_OBJECTIVE:_ Go through the data below. List every line that holds the word "chart".

>> start ROWS

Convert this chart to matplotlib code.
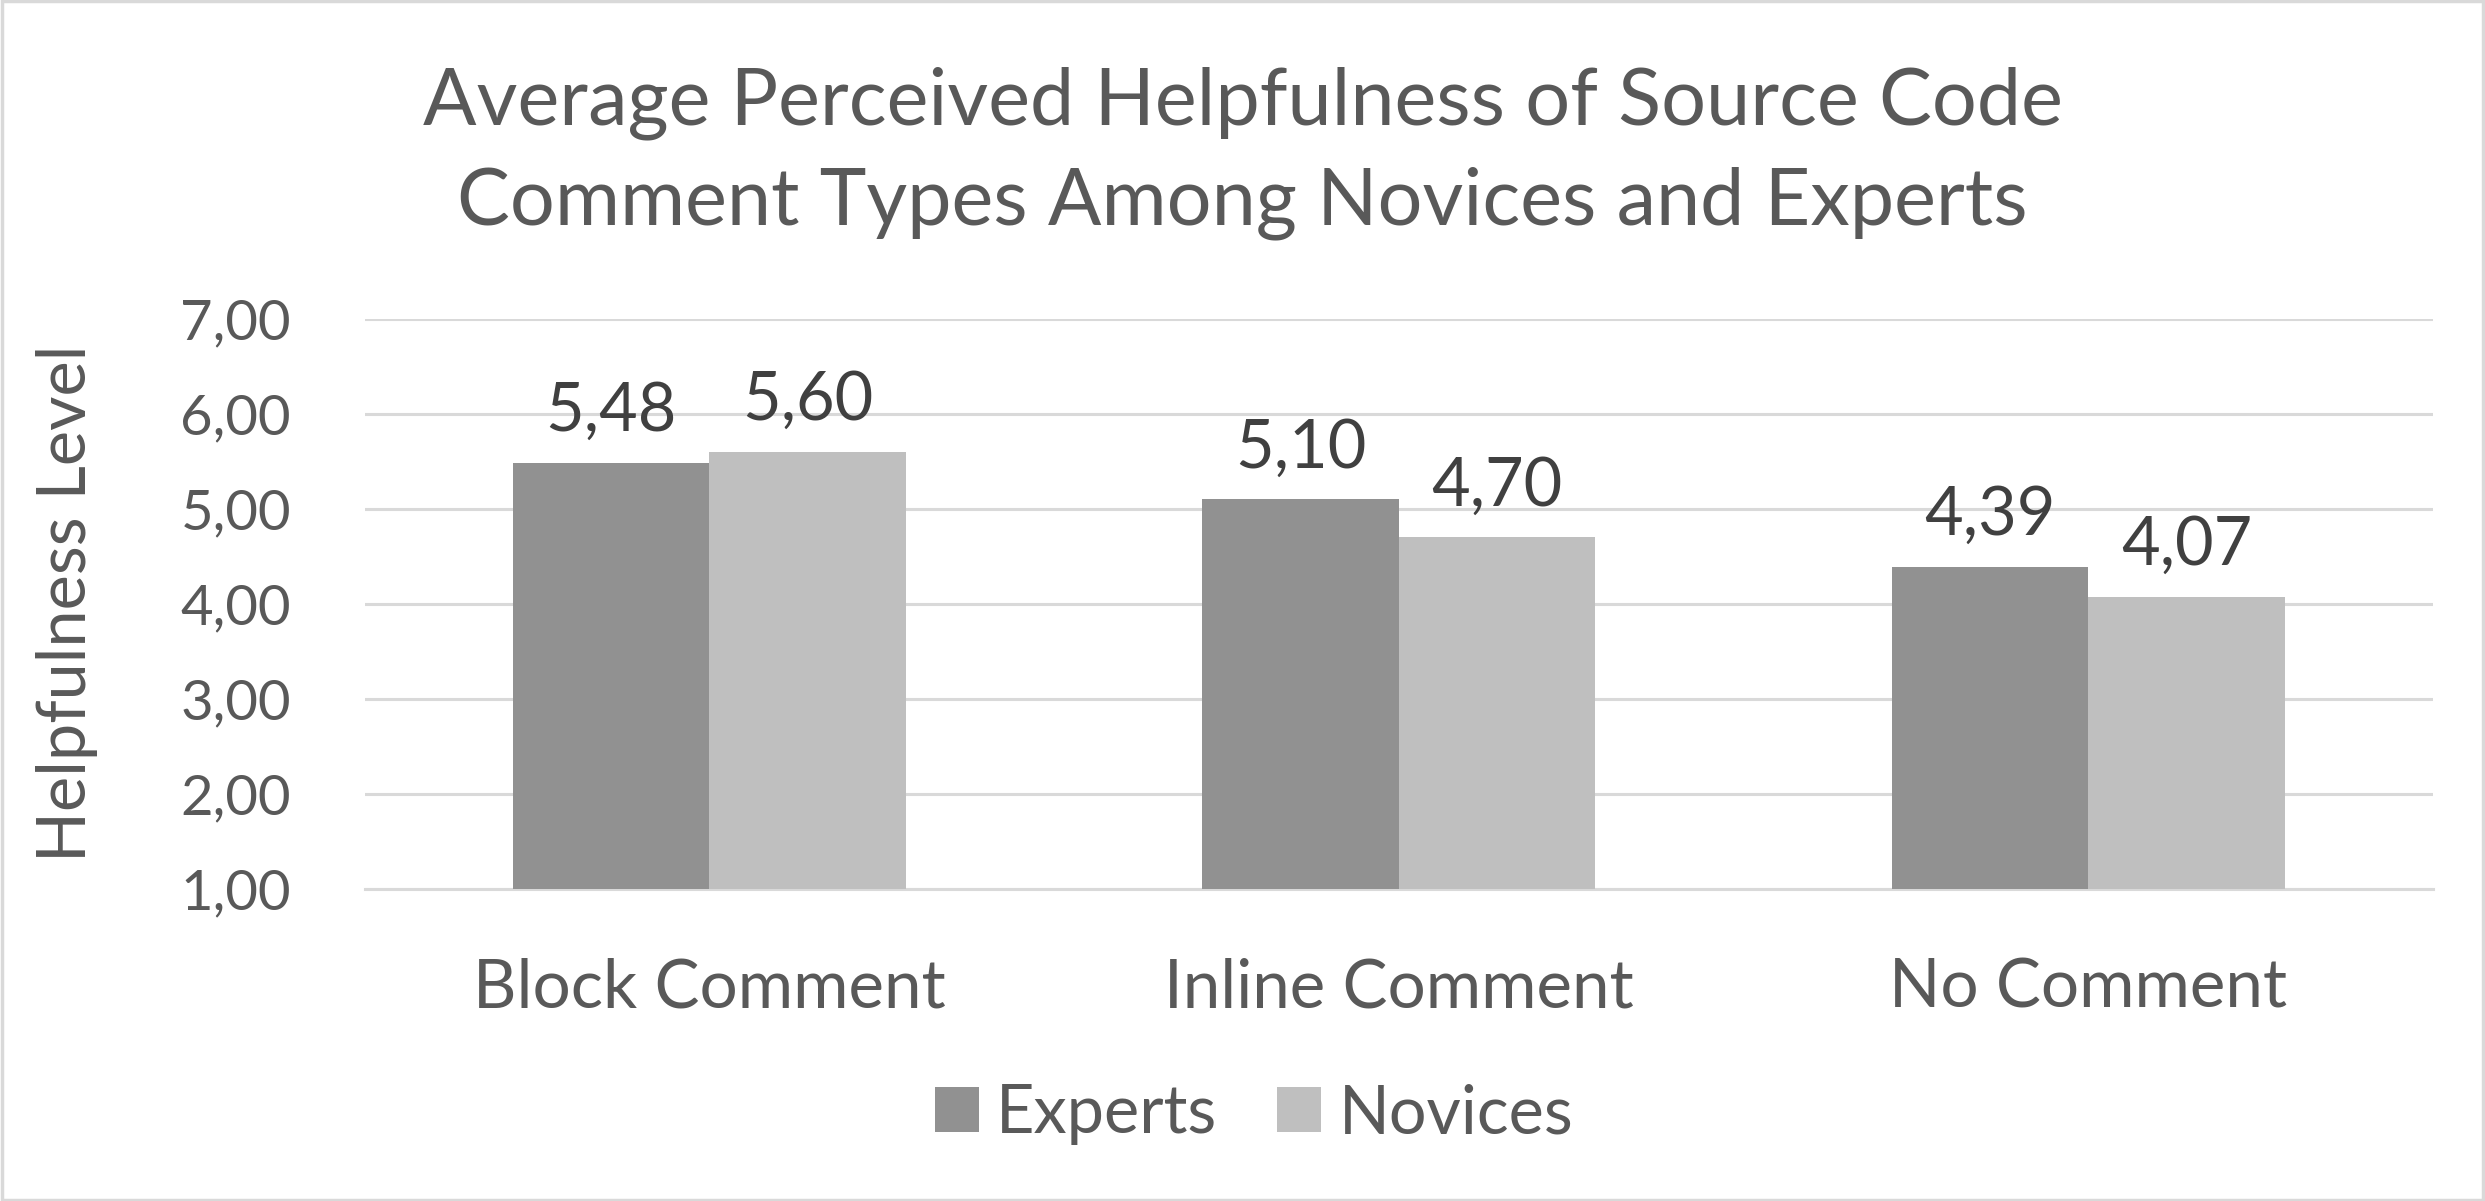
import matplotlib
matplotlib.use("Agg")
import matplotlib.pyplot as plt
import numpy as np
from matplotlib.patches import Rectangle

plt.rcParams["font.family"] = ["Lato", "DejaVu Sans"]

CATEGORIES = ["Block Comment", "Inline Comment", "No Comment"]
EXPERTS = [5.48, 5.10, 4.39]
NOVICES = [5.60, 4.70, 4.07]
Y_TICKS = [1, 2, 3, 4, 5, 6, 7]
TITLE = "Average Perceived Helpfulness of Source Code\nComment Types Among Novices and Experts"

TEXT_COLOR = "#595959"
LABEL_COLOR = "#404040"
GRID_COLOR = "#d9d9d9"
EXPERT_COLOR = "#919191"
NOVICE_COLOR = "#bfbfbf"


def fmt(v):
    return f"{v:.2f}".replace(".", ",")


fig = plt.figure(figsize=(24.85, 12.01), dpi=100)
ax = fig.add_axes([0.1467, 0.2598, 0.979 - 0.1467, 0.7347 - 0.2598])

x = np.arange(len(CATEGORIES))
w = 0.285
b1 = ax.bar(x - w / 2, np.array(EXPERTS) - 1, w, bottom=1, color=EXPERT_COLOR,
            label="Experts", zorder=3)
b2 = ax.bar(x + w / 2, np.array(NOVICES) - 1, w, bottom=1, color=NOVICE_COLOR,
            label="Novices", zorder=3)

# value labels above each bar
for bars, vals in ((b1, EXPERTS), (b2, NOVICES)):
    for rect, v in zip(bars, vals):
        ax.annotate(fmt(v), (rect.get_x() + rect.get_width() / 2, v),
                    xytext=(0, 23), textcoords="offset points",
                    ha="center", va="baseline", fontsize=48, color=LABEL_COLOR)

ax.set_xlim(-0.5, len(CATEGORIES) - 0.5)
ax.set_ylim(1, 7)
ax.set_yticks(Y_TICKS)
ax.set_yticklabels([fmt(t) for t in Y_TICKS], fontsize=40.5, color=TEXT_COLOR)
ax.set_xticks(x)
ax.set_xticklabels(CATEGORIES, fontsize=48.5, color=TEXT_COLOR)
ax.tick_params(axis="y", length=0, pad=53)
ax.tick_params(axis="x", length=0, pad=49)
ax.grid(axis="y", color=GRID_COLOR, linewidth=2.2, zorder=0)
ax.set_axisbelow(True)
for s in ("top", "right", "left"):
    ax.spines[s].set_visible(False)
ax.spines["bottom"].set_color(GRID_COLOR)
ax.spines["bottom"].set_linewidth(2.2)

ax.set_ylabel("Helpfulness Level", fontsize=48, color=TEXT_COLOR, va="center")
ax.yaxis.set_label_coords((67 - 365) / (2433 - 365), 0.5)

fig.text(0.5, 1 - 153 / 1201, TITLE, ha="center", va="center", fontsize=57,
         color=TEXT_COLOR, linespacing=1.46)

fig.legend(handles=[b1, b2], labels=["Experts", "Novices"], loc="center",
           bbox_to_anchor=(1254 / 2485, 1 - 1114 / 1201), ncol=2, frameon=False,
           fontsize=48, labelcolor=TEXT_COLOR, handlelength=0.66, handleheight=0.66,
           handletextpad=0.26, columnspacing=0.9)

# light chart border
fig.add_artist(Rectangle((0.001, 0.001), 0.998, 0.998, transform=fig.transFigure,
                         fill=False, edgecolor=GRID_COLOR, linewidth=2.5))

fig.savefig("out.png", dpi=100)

>> end ROWS
>> start ROWS

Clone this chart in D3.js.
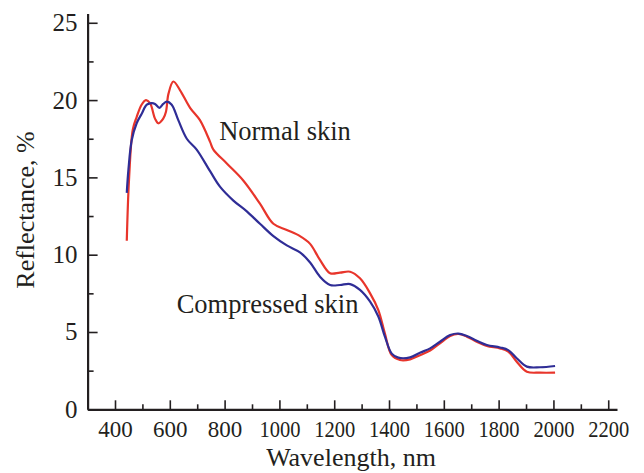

>> end ROWS
>> start ROWS

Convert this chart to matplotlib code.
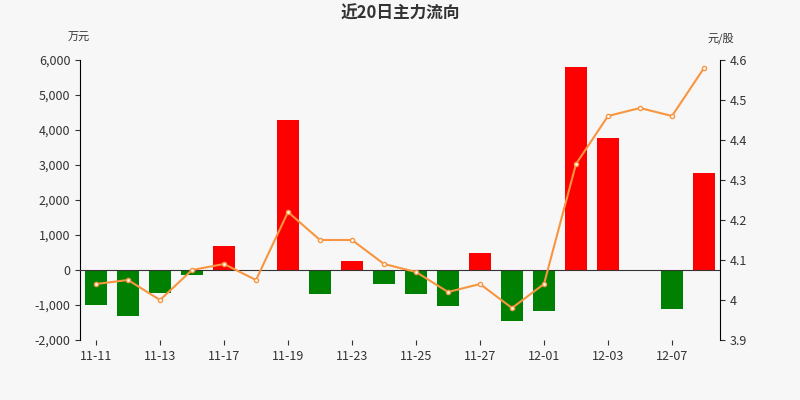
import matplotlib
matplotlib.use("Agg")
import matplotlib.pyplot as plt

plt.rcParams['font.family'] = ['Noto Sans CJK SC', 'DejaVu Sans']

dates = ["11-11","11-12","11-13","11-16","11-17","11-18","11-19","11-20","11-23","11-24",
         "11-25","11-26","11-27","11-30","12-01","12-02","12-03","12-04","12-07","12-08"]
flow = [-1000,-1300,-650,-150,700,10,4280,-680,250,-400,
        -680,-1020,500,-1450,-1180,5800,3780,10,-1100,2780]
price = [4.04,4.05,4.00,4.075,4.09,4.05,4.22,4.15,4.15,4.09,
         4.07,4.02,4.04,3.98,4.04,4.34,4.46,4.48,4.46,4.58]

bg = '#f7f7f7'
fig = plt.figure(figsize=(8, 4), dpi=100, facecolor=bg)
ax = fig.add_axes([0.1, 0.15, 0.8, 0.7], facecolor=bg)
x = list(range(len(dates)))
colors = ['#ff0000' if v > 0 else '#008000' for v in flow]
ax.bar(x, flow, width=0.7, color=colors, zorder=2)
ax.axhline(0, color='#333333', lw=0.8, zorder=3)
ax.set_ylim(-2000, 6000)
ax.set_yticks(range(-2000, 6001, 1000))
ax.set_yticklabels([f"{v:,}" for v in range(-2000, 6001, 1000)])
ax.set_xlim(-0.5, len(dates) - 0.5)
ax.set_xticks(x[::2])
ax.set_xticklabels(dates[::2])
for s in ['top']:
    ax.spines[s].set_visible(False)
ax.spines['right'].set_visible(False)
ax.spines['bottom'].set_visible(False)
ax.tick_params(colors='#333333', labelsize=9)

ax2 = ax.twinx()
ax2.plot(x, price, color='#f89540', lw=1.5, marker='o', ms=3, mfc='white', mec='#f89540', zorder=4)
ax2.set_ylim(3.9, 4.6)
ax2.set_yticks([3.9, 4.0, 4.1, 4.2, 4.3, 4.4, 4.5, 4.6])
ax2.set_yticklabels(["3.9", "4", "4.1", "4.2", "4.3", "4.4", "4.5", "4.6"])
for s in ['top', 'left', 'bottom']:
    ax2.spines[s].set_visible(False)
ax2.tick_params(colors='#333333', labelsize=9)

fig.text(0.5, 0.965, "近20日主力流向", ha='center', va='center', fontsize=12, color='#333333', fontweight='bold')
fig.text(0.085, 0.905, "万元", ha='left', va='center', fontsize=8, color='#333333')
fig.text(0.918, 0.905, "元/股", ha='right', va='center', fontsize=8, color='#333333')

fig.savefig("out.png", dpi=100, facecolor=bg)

>> end ROWS

_WRITTEN ANSWER:_
Convert this chart to matplotlib code.
# light chart border
Clone this chart in D3.js.
Convert this chart to matplotlib code.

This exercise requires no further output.